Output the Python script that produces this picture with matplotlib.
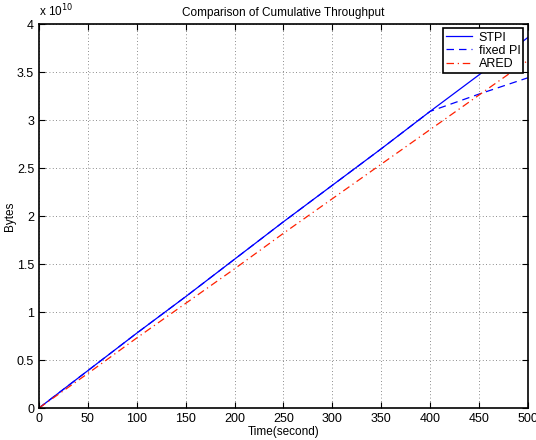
import matplotlib
matplotlib.use("Agg")
import matplotlib.pyplot as plt

# time (s) and cumulative bytes, in units of 1e10
t = [0, 50, 100, 150, 200, 250, 300, 350, 400, 450, 500]
stpi = [0, 0.39, 0.78, 1.16, 1.55, 1.94, 2.32, 2.70, 3.09, 3.47, 3.86]
fixed_pi = [0, 0.39, 0.78, 1.16, 1.55, 1.94, 2.32, 2.70, 3.09, 3.27, 3.44]
ared = [0, 0.36, 0.73, 1.09, 1.45, 1.82, 2.18, 2.54, 2.90, 3.26, 3.62]

plt.rcParams['font.family'] = ['Liberation Sans', 'DejaVu Sans']
plt.rcParams['font.size'] = 8.5

fig = plt.figure(figsize=(5.36, 4.40), dpi=100)
ax = fig.add_axes([0.0728, 0.0727, 0.912, 0.8727])

ax.plot(t, stpi, color='#0000ff', linestyle='-', linewidth=0.9, label='STPI')
ax.plot(t, fixed_pi, color='#0000ff', linestyle=(0, (6, 4)), linewidth=0.9, label='fixed PI')
ax.plot(t, ared, color='#ff2000', linestyle=(0, (6, 3, 1, 3)), linewidth=0.9, label='ARED')

ax.set_xlim(0, 500)
ax.set_ylim(0, 4)
ax.set_xticks(range(0, 501, 50))
ax.set_yticks([0, 0.5, 1, 1.5, 2, 2.5, 3, 3.5, 4])
ax.set_yticklabels(['0', '0.5', '1', '1.5', '2', '2.5', '3', '3.5', '4'])
ax.tick_params(direction='in', length=4, width=0.8, top=True, right=True, labelsize=9)
ax.grid(True, linestyle=(0, (1, 3)), color='black', linewidth=0.6, alpha=0.6)
for s in ax.spines.values():
    s.set_linewidth(1.2)

ax.set_title('Comparison of Cumulative Throughput', fontsize=8.5, pad=6)
ax.set_xlabel('Time(second)', fontsize=8.5, labelpad=1)
ax.set_ylabel('Bytes', fontsize=8.5, labelpad=1)
ax.text(0.0, 1.012, r'x 10$^{10}$', transform=ax.transAxes, fontsize=8.5, ha='left', va='bottom')

leg = ax.legend(loc='upper right', fontsize=9, fancybox=False, framealpha=1,
                edgecolor='black', borderpad=0.25, handlelength=2.1, labelspacing=0.1,
                borderaxespad=0.35, handletextpad=0.5)
leg.get_frame().set_linewidth(1.2)

fig.savefig('out.png', dpi=100)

= = =

**Set task:** Write out again every line above exactly as given; the pictures do not belong in the copy.

**Response:**
Output the Python script that produces this picture with matplotlib.
import matplotlib
matplotlib.use("Agg")
import matplotlib.pyplot as plt

# time (s) and cumulative bytes, in units of 1e10
t = [0, 50, 100, 150, 200, 250, 300, 350, 400, 450, 500]
stpi = [0, 0.39, 0.78, 1.16, 1.55, 1.94, 2.32, 2.70, 3.09, 3.47, 3.86]
fixed_pi = [0, 0.39, 0.78, 1.16, 1.55, 1.94, 2.32, 2.70, 3.09, 3.27, 3.44]
ared = [0, 0.36, 0.73, 1.09, 1.45, 1.82, 2.18, 2.54, 2.90, 3.26, 3.62]

plt.rcParams['font.family'] = ['Liberation Sans', 'DejaVu Sans']
plt.rcParams['font.size'] = 8.5

fig = plt.figure(figsize=(5.36, 4.40), dpi=100)
ax = fig.add_axes([0.0728, 0.0727, 0.912, 0.8727])

ax.plot(t, stpi, color='#0000ff', linestyle='-', linewidth=0.9, label='STPI')
ax.plot(t, fixed_pi, color='#0000ff', linestyle=(0, (6, 4)), linewidth=0.9, label='fixed PI')
ax.plot(t, ared, color='#ff2000', linestyle=(0, (6, 3, 1, 3)), linewidth=0.9, label='ARED')

ax.set_xlim(0, 500)
ax.set_ylim(0, 4)
ax.set_xticks(range(0, 501, 50))
ax.set_yticks([0, 0.5, 1, 1.5, 2, 2.5, 3, 3.5, 4])
ax.set_yticklabels(['0', '0.5', '1', '1.5', '2', '2.5', '3', '3.5', '4'])
ax.tick_params(direction='in', length=4, width=0.8, top=True, right=True, labelsize=9)
ax.grid(True, linestyle=(0, (1, 3)), color='black', linewidth=0.6, alpha=0.6)
for s in ax.spines.values():
    s.set_linewidth(1.2)

ax.set_title('Comparison of Cumulative Throughput', fontsize=8.5, pad=6)
ax.set_xlabel('Time(second)', fontsize=8.5, labelpad=1)
ax.set_ylabel('Bytes', fontsize=8.5, labelpad=1)
ax.text(0.0, 1.012, r'x 10$^{10}$', transform=ax.transAxes, fontsize=8.5, ha='left', va='bottom')

leg = ax.legend(loc='upper right', fontsize=9, fancybox=False, framealpha=1,
                edgecolor='black', borderpad=0.25, handlelength=2.1, labelspacing=0.1,
                borderaxespad=0.35, handletextpad=0.5)
leg.get_frame().set_linewidth(1.2)

fig.savefig('out.png', dpi=100)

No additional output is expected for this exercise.